BOSTON — Researchers have made an astonishing breakthrough in the study of time and space, discovering a measurement small enough to determine the exact amount of time next-gen consoles were available for preorder.
“Until now, the smallest unit of time was the Planck, which is quicker than the time it takes for light to travel the width of a single neutron,” said Dr. Rosemary Tubbs, a leading particle physicist at M.I.T. “Obviously, that’s much too large to measure how long the Xbox Series X was available from the Microsoft store on September 22. We needed to rethink everything.”
The project was a joint venture between M.I.T., Harvard, Oxford, and CERN’s large hadron collider, costing nearly $1 billion in funds pooled from governments worldwide. Scientists insisted the work was more than worthwhile.
“Science has taken on a lot of mysteries, whether it’s the origins of the universe, or the relationship between matter and energy. This question was probably our toughest yet. I mean, after all the money they spent marketing these consoles, and all the time they had to prepare for the demand, how do we fathom just how quickly every single site ran out of stock? A lot of people thought it would be impossible to measure,” said Tubbs. “We showed them.”
Gamers were elated to see their struggles recognized by the scientific community.
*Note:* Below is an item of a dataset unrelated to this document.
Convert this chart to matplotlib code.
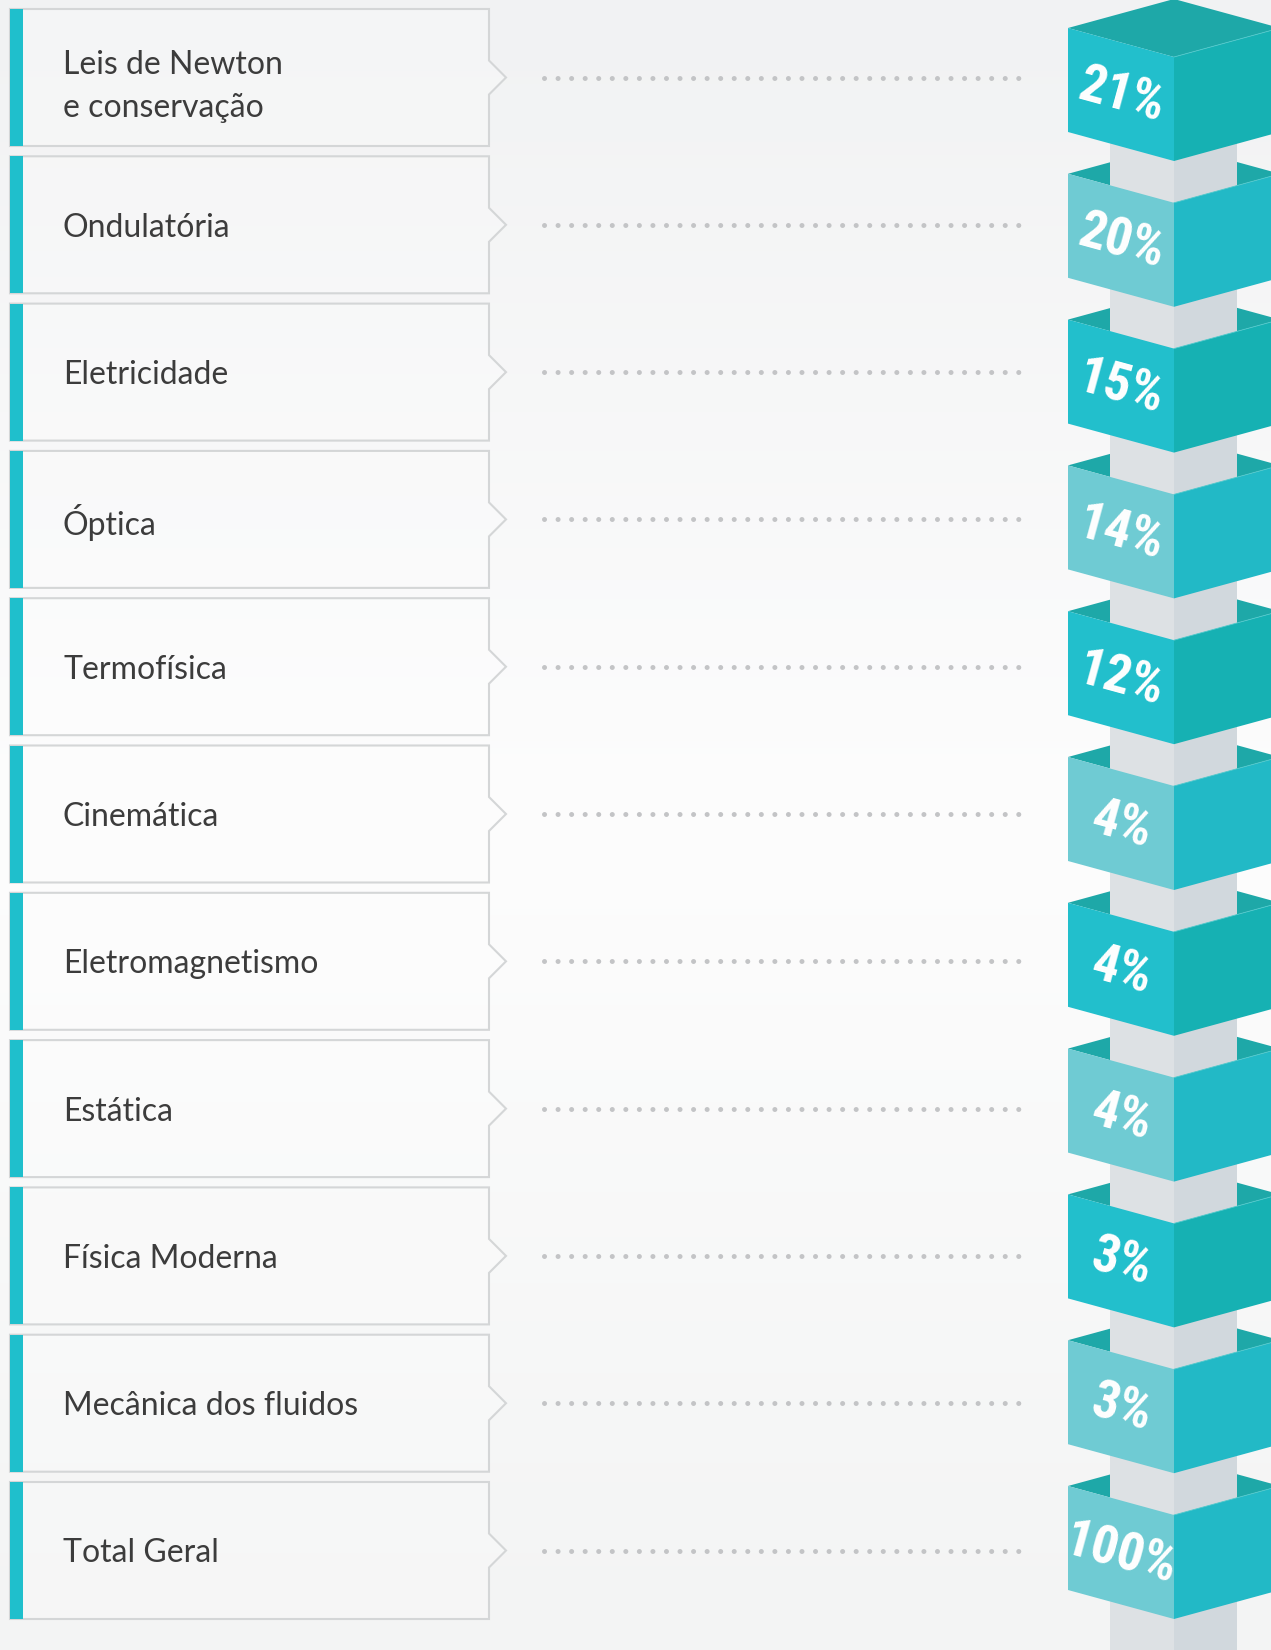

“I’ll never forget how it felt when I got up on the 22nd, opened four different sites on two computers, refreshed at the right time, and still came up empty. I was like, man, I got fucked,” said local gamer Hans Weltz. “But now I can say I got fucked, like, scientifically.”
Scientists have yet to name the new units of measurement, but possible titles include Time Mini, Time Slim, and the Artificial Scarcity Series X.